The community of Colma was formed in the 1800s as a collection of homes and small businesses along El Camino Real and the adjacent railroad line. Several churches, including Holy Angels Catholic Church, were founded in these early years. The community founded its own fire district, which serves the unincorporated area of Colma north of the town limits as well as the area that became a town in 1924.

Colma became the location of a large number of cemeteries when San Francisco, the town's powerful neighbor to the north, passed an ordinance in 1900 outlawing the construction of any more cemeteries in the city (mainly because of increased property values making the cost of using land for cemeteries prohibitive), and then passed another ordinance in 1912 evicting all existing cemeteries from city limits. (A similar scenario prevails in New York City's borough of Manhattan, where there are only two active cemeteries, both in the recently gentrified Lower Eastside, with marble-lined, underground vaults that pass Department of Health codes.)[2] The relocation of cemeteries from San Francisco to Colma is the subject of A Second Final Rest: The History of San Francisco's Lost Cemeteries, (2005) a documentary by Trina Lopez.
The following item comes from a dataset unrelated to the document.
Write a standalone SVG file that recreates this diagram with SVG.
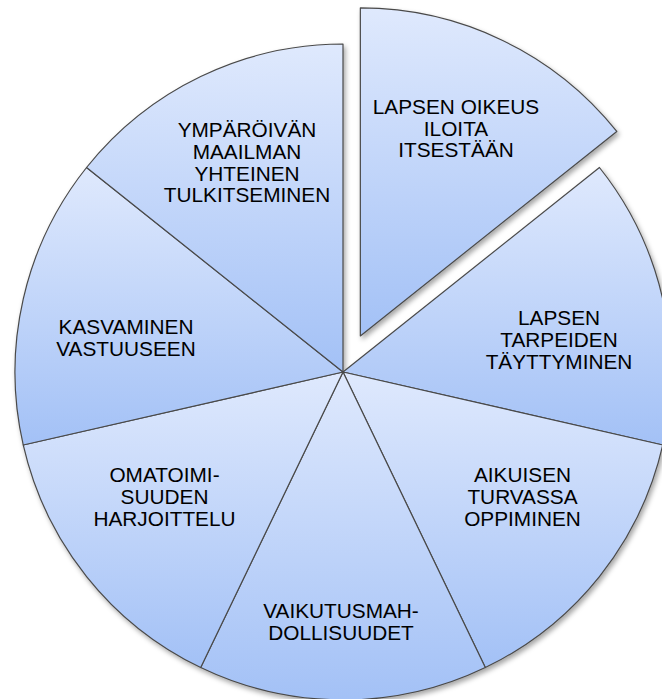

The Town of Lawndale was incorporated in 1924 primarily at the behest of the cemetery owners with the cooperation of the handful of residents who lived closest to the cemeteries. The residential and business area immediately to the north continued to be known as Colma. Because another city in California with the name Lawndale (in Los Angeles County) already existed, the post office retained the Colma designation, and so the town changed its name back to Colma in 1941.

Originally, the residents of the town were primarily employed in occupations related to the many cemeteries in the town. Since the 1980s, Colma has become more diversified, with a variety of retail businesses and automobile dealerships, which have brought more sales tax revenue to the town government.[1]